First, the medium it is planted in looks totally unsuitable as it appears to me mostly bark with nothing added to help with soil compaction and drainage.

Next, plants need to be acclimated to the sun.  You really cannt keep them out of the sun and then put them in the sun all the time and not experience burn--which may be part of what is going on with the leaves.

And, I don't know what went on for the first 2 months or so of its life, but it was not good.  The plant never really was provided with what it needed to grow.  It is stretched , small, and spindly.  Even if you were able to save it and nurse it the next 6 to 8 weeks, you are most likely going to only end up with a few grams for your trouble.

I wish I had better news for you, but like Rosebud, I fear for the plant's survival....and even if it does somehow survive, I doubt that the effort is going to be worth it.

If you are interested in doing some growing, we would be more than happy to give you a helping hand and help you get your plants started off on the right foot right from the get-go.


----------



## Stringing (Aug 14, 2014)

Thanks for the advice...
Im looking into getting some seeds and starting afresh but this time inside with a light system.
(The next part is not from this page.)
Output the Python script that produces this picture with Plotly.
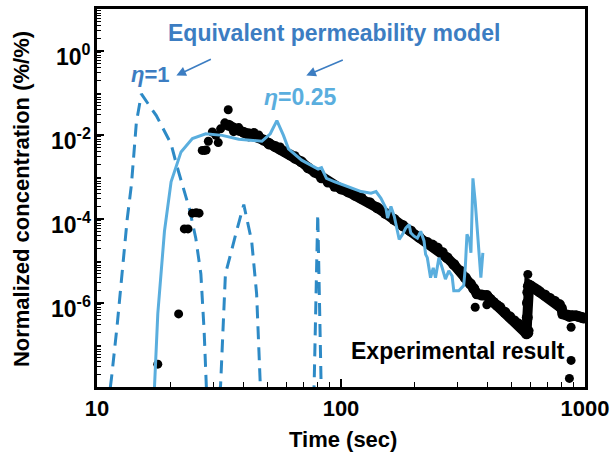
import math
import plotly.graph_objects as go

# ---------------- data ----------------
# Experimental result: main band (black dots, time order)
t_band = [34.7, 36.3, 38.1, 40.0, 41.9, 44.0, 46.0, 48.2, 50.5, 53.8, 56.3, 59.0, 61.8, 64.8, 68.8, 73.4, 78.0,
          83.2, 88.5, 94.3, 100, 107, 114, 121, 131, 141, 152, 165, 179, 193, 209, 226, 237, 248, 260, 272,
          290, 308, 323, 339, 350, 361, 378, 396, 409, 422, 435, 448, 470, 492, 512, 532, 549, 567, 576,
          580, 581, 583, 586, 590, 603, 620, 636, 652, 684, 716, 750, 786, 800, 811, 837, 863, 890, 919,
          940, 963, 985]
c_band = [1.7e-2, 1.4e-2, 1.3e-2, 1.15e-2, 1.07e-2, 9.8e-3, 8.9e-3, 7.6e-3, 6.4e-3, 5.3e-3, 4.6e-3, 4.0e-3, 3.4e-3,
          2.8e-3, 2.3e-3, 1.65e-3, 1.3e-3, 9.6e-4, 7.6e-4, 6.0e-4, 5.2e-4, 4.4e-4, 3.7e-4, 3.15e-4, 2.45e-4,
          1.85e-4, 1.37e-4, 9.8e-5, 7.0e-5, 5.2e-5, 3.7e-5, 2.75e-5, 2.4e-5, 2.05e-5, 1.6e-5, 1.2e-5, 8.3e-6,
          5.8e-6, 4.0e-6, 2.85e-6, 2.2e-6, 1.65e-6, 1.55e-6, 1.5e-6, 1.22e-6, 1.03e-6, 8.9e-7, 7.9e-7, 6.0e-7,
          4.7e-7, 3.8e-7, 3.2e-7, 2.6e-7, 2.2e-7, 1.85e-7, 4.5e-7, 1.0e-6, 1.8e-6, 2.5e-6, 2.7e-6, 2.5e-6,
          2.25e-6, 2.05e-6, 1.85e-6, 1.55e-6, 1.3e-6, 1.1e-6, 9.2e-7, 7.5e-7, 5.5e-7, 5.2e-7, 4.8e-7, 5.0e-7,
          5.0e-7, 4.8e-7, 4.6e-7, 4.4e-7]
# Experimental result: scattered dots off the band
t_dots = [17.75, 21.6, 22.8, 23.6, 24.6, 25.5, 26.2, 27.0, 27.6, 28.0, 28.6, 29.7, 30.7, 31.4, 32.1, 33.4, 34.5,
          36.3, 38.1, 41.9, 46.0, 50.5, 56.3, 44.0, 64.8, 583, 588, 590, 354.8, 396, 877, 877, 863]
c_dots = [3.5e-8, 5.5e-7, 5.8e-5, 5.8e-5, 1.38e-4, 1.4e-4, 1.38e-4, 4.3e-3, 4.3e-3, 4.4e-3, 7.1e-3, 1.18e-2, 9.8e-3,
          6.6e-3, 1.4e-2, 1.95e-2, 4.0e-2, 1.2e-2, 1.5e-2, 9.0e-3, 1.0e-2, 5.8e-3, 5.2e-3, 1.15e-2, 3.2e-3,
          4.8e-6, 1.9e-7, 2.2e-7, 7.9e-7, 9.1e-7, 2.65e-7, 4.3e-8, 1.6e-8]

# Equivalent permeability model, eta = 1 (dashed)
t_eta1 = [10.8, 11.48, 12.1, 12.76, 13.3, 13.84, 14.5, 15.2, 15.8, 16.6, 17.5, 18.8, 20.1, 21.3, 22.6, 23.9, 25.4, 26.65, 27.48, 28.2,
          31.5, 32.1, 33.6, 35.7, 37.8, 39.96, 41.5, 43.05, 45.1, 46.7, 47.5,
          77.0, 77.6, 80.3, 82.9, 83.5]
c_eta1 = [1e-9, 1.74e-8, 3e-7, 6.8e-6, 1e-4, 6.6e-4, 2.0e-2, 9.5e-2, 7.0e-2, 4.5e-2, 2.9e-2, 1.26e-2, 6.2e-3, 1.75e-3, 5.6e-4, 1.78e-4, 3.5e-5, 4.9e-6, 2.2e-7, 5e-9,
          5e-9, 1.1e-8, 4.9e-6, 2.0e-5, 6.8e-5, 2.2e-4, 7.9e-5, 2.95e-5, 1.66e-6, 1.1e-8, 5e-9,
          5e-9, 1.1e-8, 1.3e-4, 1.1e-8, 5e-9]

# Equivalent permeability model, eta = 0.25 (solid)
t_eta025 = [16.9, 17.75, 18.9, 20.12, 22.1, 24.6, 27.9, 32.6, 38.1, 47.4, 51.3, 54.6, 58.1, 60.9, 69.0, 80.6, 83.2, 87.2, 94.3,
            106.8, 121, 132.8, 139.2, 145.8, 152.8, 155.2, 160.2, 165.3, 170.5, 173.2, 178.6, 184.2, 190.2, 193.1, 199.3,
            205.6, 212.1, 218.9, 222.2, 225.8, 232.8, 238.8, 244.0, 251.9, 259.8, 267.9, 276.6, 285.3, 289.9, 303.8,
            318.3, 323.1, 328.3, 336.7, 340.8, 347.3, 354.8, 362.9, 369.8, 374.3, 381.4]
c_eta025 = [1e-9, 5.6e-7, 5.1e-5, 7.7e-4, 3.96e-3, 8.2e-3, 1.07e-2, 9.8e-3, 7.9e-3, 7.1e-3, 1.07e-2, 2.2e-2, 9.8e-3, 4.7e-3, 2.52e-3, 1.55e-3, 1.66e-3, 9.3e-4, 7.7e-4,
            5.9e-4, 4.5e-4, 4.1e-4, 4.5e-4, 3.1e-4, 1.8e-4, 1.05e-4, 2.0e-4, 1.16e-4, 5.1e-5, 3.25e-5, 4.3e-5, 6.1e-5, 7.4e-5, 4.7e-5, 3.9e-5,
            3.5e-5, 5.1e-5, 3.0e-5, 1.44e-5, 1.2e-5, 4.0e-6, 6.9e-6, 4.0e-6, 1.2e-5, 6.9e-6, 3.7e-6, 5.8e-6, 4.4e-6, 1.95e-6, 1.95e-6,
            2.6e-6, 6.9e-6, 4.3e-5, 3.0e-5, 1.57e-5, 9.3e-4, 2.6e-4, 4.3e-5, 8.4e-6, 4.0e-6, 1.57e-5]

x_tickvals = [10, 100, 1000]
x_ticktext = ["10", "100", "1000"]
y_tickvals = [1e-6, 1e-4, 1e-2, 1]
y_ticktext = ["10<sup>-6</sup>", "10<sup>-4</sup>", "10<sup>-2</sup>", "10<sup>0</sup>"]

# ---------------- figure ----------------
FONT = "Liberation Sans, Arial, sans-serif"
BLUE_TXT = "#3c7dc2"
DASH_BLUE = "#2d8ac6"
SOLID_BLUE = "#5aaede"

fig = go.Figure()
fig.add_trace(go.Scatter(x=t_eta1, y=c_eta1, mode="lines",
                         line=dict(color=DASH_BLUE, width=3, dash="13px,8px"), showlegend=False))
fig.add_trace(go.Scatter(x=t_band, y=c_band, mode="lines+markers",
                         line=dict(color="black", width=10), marker=dict(color="black", size=11),
                         showlegend=False))
fig.add_trace(go.Scatter(x=t_dots, y=c_dots, mode="markers",
                         marker=dict(color="black", size=9, line=dict(width=0)), showlegend=False))
fig.add_trace(go.Scatter(x=t_eta025, y=c_eta025, mode="lines",
                         line=dict(color=SOLID_BLUE, width=3), showlegend=False))

x_minor = [m * 10 ** k for k in (1, 2) for m in range(2, 10)]
y_minor = [m * 10.0 ** k for k in range(-8, 1) for m in range(2, 10)] + [10.0 ** k for k in (-7, -5, -3, -1)]

fig.update_xaxes(type="log", range=[1, 3], showline=True, linewidth=3, linecolor="black", mirror=True,
                 ticks="inside", ticklen=8, tickwidth=1.5, tickcolor="black",
                 tickvals=x_tickvals, ticktext=x_ticktext, showgrid=False, zeroline=False,
                 tickfont=dict(family=FONT, size=22, color="black", weight="bold"),
                 ticklabelstandoff=0,
                 minor=dict(tickvals=x_minor, ticks="inside", ticklen=5, tickwidth=1, tickcolor="black", showgrid=False))
fig.update_yaxes(type="log", range=[-8, 1], showline=True, linewidth=3, linecolor="black", mirror=True,
                 ticks="inside", ticklen=7, tickwidth=1.5, tickcolor="black",
                 tickvals=y_tickvals, showticklabels=False, showgrid=False, zeroline=False,
                 minor=dict(tickvals=y_minor, ticks="inside", ticklen=4, tickwidth=1, tickcolor="black", showgrid=False))

W, H = 615, 461
L, R, T, B = 97, 26, 6, 74
pw, ph = W - L - R, H - T - B


def px(x):
    return (x - L) / pw


def py(y):
    return (H - B - y) / ph


annotations = []
# y tick labels, placed at the tick values
for v, txt in zip(y_tickvals, y_ticktext):
    annotations.append(dict(text="<b>" + txt + "</b>", xref="paper", yref="y", x=px(93), y=math.log10(v),
                            xanchor="right", yanchor="middle", yshift=-4, showarrow=False,
                            font=dict(family=FONT, size=23, color="black")))

ann = [
    dict(text="<b>Normalized concentration (%/%)</b>", x=px(21), y=py(198), textangle=-90,
         font=dict(family=FONT, size=22, color="black")),
    dict(text="<b>Time (sec)</b>", x=px(345), y=py(440), font=dict(family=FONT, size=22, color="black")),
    dict(text="<b>Equivalent permeability model</b>", x=px(336), y=py(30),
         font=dict(family=FONT, size=23, color=BLUE_TXT)),
    dict(text="<b><i>η</i>=1</b>", x=px(151), y=py(72), font=dict(family=FONT, size=22, color=BLUE_TXT)),
    dict(text="<b><i>η</i>=0.25</b>", x=px(302), y=py(95), font=dict(family=FONT, size=23, color=SOLID_BLUE)),
    dict(text="<b>Experimental result</b>", x=px(461), y=py(351), font=dict(family=FONT, size=23, color="black")),
]
for a in ann:
    a.update(xref="paper", yref="paper", showarrow=False, xanchor="center", yanchor="middle")
    annotations.append(a)

for (hx, hy, tx, ty) in [(177, 73, 213, 56), (308, 73, 346, 57)]:
    annotations.append(dict(x=px(hx), y=py(hy), xref="paper", yref="paper", text="",
                            showarrow=True, ax=tx - hx, ay=ty - hy, axref="pixel", ayref="pixel",
                            arrowhead=2, arrowsize=1.2, arrowwidth=1.6, arrowcolor=BLUE_TXT))

fig.update_layout(width=W, height=H, margin=dict(l=L, r=R, t=T, b=B),
                  plot_bgcolor="white", paper_bgcolor="white", annotations=annotations,
                  font=dict(family=FONT))

fig.write_html("out.html", config={"displayModeBar": False},
               post_script="document.body.style.margin='0px';")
Any advice on what soil I should use and lights to start of?


----------



## Rosebud (Aug 14, 2014)

Oh yes we have lots of ideas for soil.  Soil is one of  the most important part of success. I use Fox farm Happy Frog. It is organic and has great stuff in it and you don't have to use nutrients (nutes) for the first 3 weeks. Fox farm ocean forest is a very good soil too. It has nutes to last 6 weeks.  There are others but that is what i would recommend for just starting out. I personally don' t like roots soil even tho it is supposed to be made for cannabis.   Others will check in.
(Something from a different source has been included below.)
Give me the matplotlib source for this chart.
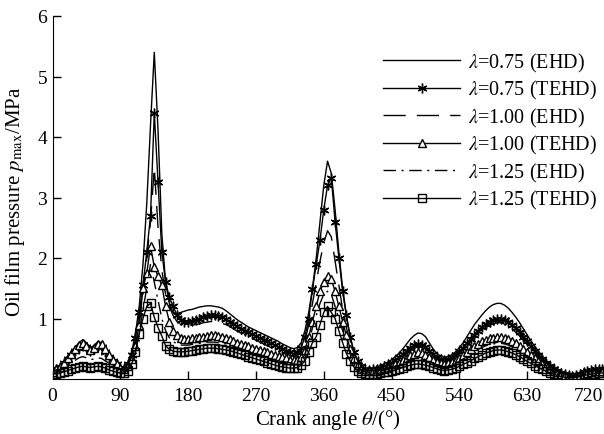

Lights, a good light to veg under is a T5. And most of us veg our plants 24 hours a day lights on. They don't need a dark period. 
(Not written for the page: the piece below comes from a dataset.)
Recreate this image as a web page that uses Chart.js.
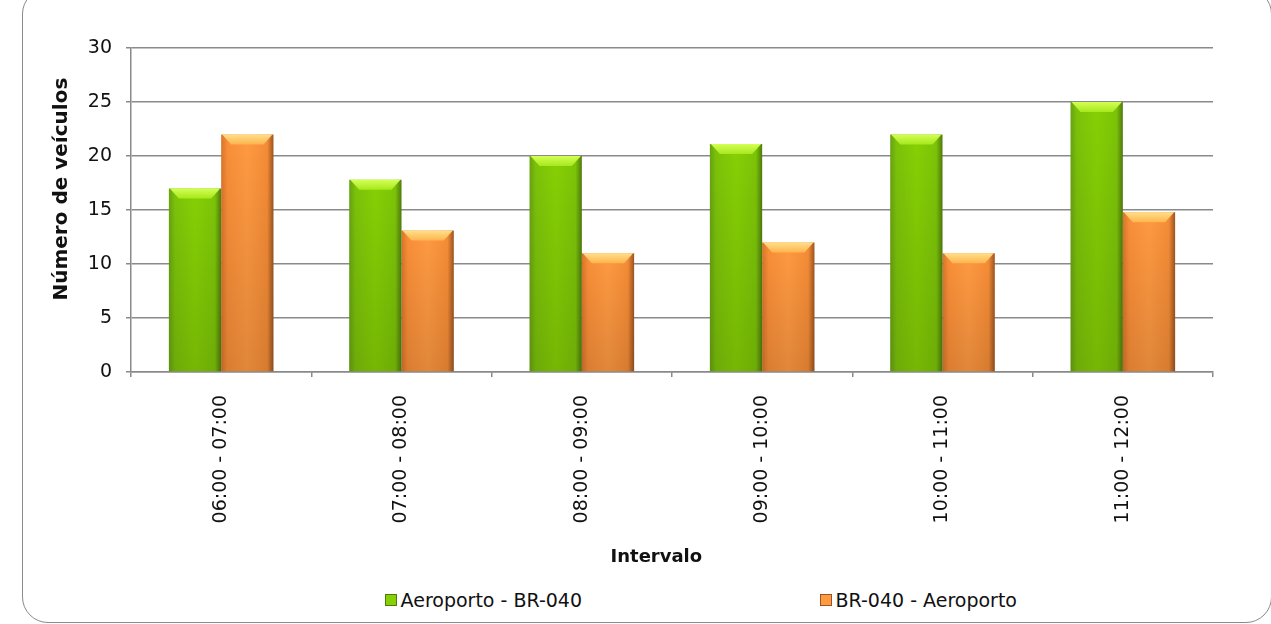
<!DOCTYPE html>
<html>
<head>
<meta charset="utf-8">
<script src="https://cdn.jsdelivr.net/npm/chart.js@4.4.1/dist/chart.umd.min.js"></script>
<style>
  html, body { margin: 0; padding: 0; background: #fff; overflow: hidden; }
  body { width: 1271px; height: 624px; position: relative; font-family: "DejaVu Sans", sans-serif; }
  #frame { position: absolute; left: 22px; top: -12px; width: 1250px; height: 635px; border: 1.5px solid #8a8a8a; border-radius: 26px; box-sizing: border-box; }
  #chart_wrap { position: absolute; left: 0; top: 0; width: 1271px; height: 585px; }
  .legend_item { position: absolute; top: 589px; font-size: 19px; color: #111; display: flex; align-items: center; white-space: nowrap; }
  .legend_box { width: 10px; height: 10px; margin-right: 4px; }
</style>
</head>
<body>
<div id="frame"></div>
<div id="chart_wrap"><canvas id="chart_canvas" width="1271" height="585"></canvas></div>
<div id="legend"></div>
<script>
const CATEGORIES = ['06:00 - 07:00', '07:00 - 08:00', '08:00 - 09:00', '09:00 - 10:00', '10:00 - 11:00', '11:00 - 12:00']
const AEROPORTO_BR040 = [17, 17.8, 20, 21.1, 22, 25]
const BR040_AEROPORTO = [22, 13.1, 11, 12, 11, 14.8]
const SERIES_NAMES = ['Aeroporto - BR-040', 'BR-040 - Aeroporto']
const Y_TICKS = [0, 5, 10, 15, 20, 25, 30]

const CAT_PCT = 0.58

// colour stops for the shaded bars: [left edge ... right edge]
const GREEN_STOPS = ['#68a212', '#7cc20a', '#86d004', '#7cc408', '#4f7a0c']
const ORANGE_STOPS = ['#d9742a', '#f98e38', '#ff9a42', '#f58c36', '#9c5420']
const GREEN_TOP = ['#d4ff55', '#a6e81c']
const ORANGE_TOP = ['#ffe08a', '#ffb44e']

function barFill(stops, side) {
  return function(ctx) {
    let chart = ctx.chart
    let xs = chart.scales.x
    if (!xs || !chart.chartArea) return stops[2]
    let catW = xs.width / CATEGORIES.length
    let barW = catW * CAT_PCT / 2
    let center = xs.getPixelForValue(ctx.dataIndex)
    let left = side == 0 ? center - barW : center
    let g = chart.ctx.createLinearGradient(left, 0, left + barW, 0)
    g.addColorStop(0, stops[0])
    g.addColorStop(0.12, stops[1])
    g.addColorStop(0.5, stops[2])
    g.addColorStop(0.88, stops[3])
    g.addColorStop(1, stops[4])
    return g
  }
}

// bevel highlight on top of each bar, using the bar elements' own geometry
const bevelPlugin = {
  id: 'bevel',
  afterDatasetsDraw(chart) {
    let c = chart.ctx
    chart.data.datasets.forEach((ds, di) => {
      let top = di == 0 ? GREEN_TOP : ORANGE_TOP
      chart.getDatasetMeta(di).data.forEach(bar => {
        let p = bar.getProps(['x', 'y', 'base', 'width'], true)
        let l = p.x - p.width / 2, r = p.x + p.width / 2
        c.save()
        // darken a little toward the bottom
        let vg = c.createLinearGradient(0, p.y, 0, p.base)
        vg.addColorStop(0, 'rgba(0,0,0,0)')
        vg.addColorStop(1, 'rgba(0,0,0,0.12)')
        c.fillStyle = vg
        c.fillRect(l, p.y, p.width, p.base - p.y)
        // top bevel
        let tg = c.createLinearGradient(0, p.y, 0, p.y + 10)
        tg.addColorStop(0, top[0])
        tg.addColorStop(1, top[1])
        c.fillStyle = tg
        c.beginPath()
        c.moveTo(l + 1, p.y)
        c.lineTo(r - 1, p.y)
        c.lineTo(r - 10, p.y + 10)
        c.lineTo(l + 10, p.y + 10)
        c.closePath()
        c.fill()
        c.restore()
      })
    })
  }
}

let ctx = document.getElementById('chart_canvas').getContext('2d')
let chart = new Chart(ctx, {
  type: 'bar',
  data: {
    labels: CATEGORIES,
    datasets: [{
      label: SERIES_NAMES[0],
      data: AEROPORTO_BR040,
      backgroundColor: barFill(GREEN_STOPS, 0),
      borderWidth: 0,
      barPercentage: 1,
      categoryPercentage: CAT_PCT
    }, {
      label: SERIES_NAMES[1],
      data: BR040_AEROPORTO,
      backgroundColor: barFill(ORANGE_STOPS, 1),
      borderWidth: 0,
      barPercentage: 1,
      categoryPercentage: CAT_PCT
    }]
  },
  options: {
    responsive: false,
    animation: false,
    layout: { padding: { top: 48, right: 58, left: 0, bottom: 0 } },
    plugins: {
      legend: { display: false },
      tooltip: { enabled: false }
    },
    scales: {
      x: {
        afterFit: s => { s.height = 213 },
        grid: { drawOnChartArea: false, drawTicks: true, tickLength: 5, color: '#8a8a8a', lineWidth: 1.5, offset: true },
        border: { color: '#8a8a8a', width: 1.5 },
        ticks: { minRotation: 90, maxRotation: 90, padding: 18, color: '#111', font: { family: 'DejaVu Sans', size: 19 } },
        // trailing spaces nudge the title left, like the original
        title: { display: true, text: 'Intervalo     ', color: '#111', font: { family: 'DejaVu Sans', size: 18, weight: 'bold' }, padding: { top: 0, bottom: 17 } }
      },
      y: {
        min: 0,
        max: 30,
        afterFit: s => { s.width = 131 },
        afterBuildTicks: s => { s.ticks = Y_TICKS.map(v => ({ value: v })) },
        grid: { color: '#8a8a8a', lineWidth: 1.5, tickLength: 5 },
        border: { color: '#8a8a8a', width: 1.5 },
        ticks: { padding: 14, color: '#111', font: { family: 'DejaVu Sans', size: 19 } },
        title: { display: true, text: '      Número de veículos', color: '#111', font: { family: 'DejaVu Sans', size: 20, weight: 'bold' }, padding: { top: 50, bottom: 0 } }
      }
    }
  },
  plugins: [bevelPlugin]
})

// legend drawn as html under the chart, placed by the right end of each text
let legend = document.getElementById('legend')
let legendRight = [582, 1017]
let legendColors = [GREEN_STOPS[2], ORANGE_STOPS[2]]
SERIES_NAMES.forEach((name, i) => {
  legend.insertAdjacentHTML('beforeend', `
    <div class="legend_item" style="right:${1271 - legendRight[i]}px">
      <div class="legend_box" style="background:${legendColors[i]};border:1px solid ${i == 0 ? GREEN_STOPS[4] : ORANGE_STOPS[4]}"></div>
      <span>${name}</span>
    </div>`)
})
</script>
</body>
</html>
For flower lights you have lots of options. I will let someone else talk about that. Lots of good sticky notes at the top of each thread. 
 There is a light thread here...http://www.marijuanapassion.com/forum/forumdisplay.php?f=24

Alot depends on your budget...


----------



## Stringing (Aug 14, 2014)

Ok thanks rosebud. Just so Im clear. 
I propagate the seeds then plant into correct soil then start the lighting for how long?
I want to use CFL lights as I dont plan on planting a whole crop.


----------



## vostok (Aug 14, 2014)

*I'm from a different view to the mods above and suggest that yes... correct potting mix is a must, a trip to bunnings will assist, .. avoid at all costs of using the local soil/dirt, grab a bag of perlite too, and I doubt very much if your customs will allow the like of FFOF into your country
Indeed the plant is battered, but far from dead, acquaint yourself with Neem Oil as you shop ,, for nth Aus. bugs are a pest at the best of times
Indoor grow for nth Ozzies is a must to avoid the worst of the summer heat, grow at night to let them sleep in the day...humidity is an issue ?so again ...with the neem oil 
Nothing here is so wrong that it can't be fixed, return to 18/6 to return to veg, already for the approaching spring ..?*


----------



## WeedHopper (Aug 14, 2014)

Would not waste my time if I was you,,you are not gonna like the outcome. You can grow some real dank from beans allot faster then attempting to fix that one and get a much much much better harvest. Hell you could almost Clone that poor thing and fix it faster. But your gonna need allot better light situation,,probably by growing inside under HPS,, no matter what you decide.
Sorry,,thats just my Opinion.


----------



## Hushpuppy (Aug 14, 2014)

It appears to me that the roots are damaged beyond what it can handle and they are unable to take in the nutrients that the plant needs to continue. I doubt it will survive and could very well turn "Hermy" from the stress before its over. 

I love to use coco coir and pearlite for my medium. It works a little different ffrom regular soil but it is very easy to work with and it is quite cheap to purchase as well. It has no nutrients in it so you would have to do all of the feeding of the plants but I prefer to do that anyway so that I know exactly whats in it. You can grow with organic nutrients or with "synthetic" nutrients. Either will work quite well and give you great bud.


----------



## The Hemp Goddess (Aug 15, 2014)

Stringing said:


> Thanks for the advice...
> Im looking into getting some seeds and starting afresh but this time inside with a light system. Any advice on what soil I should use and lights to start of?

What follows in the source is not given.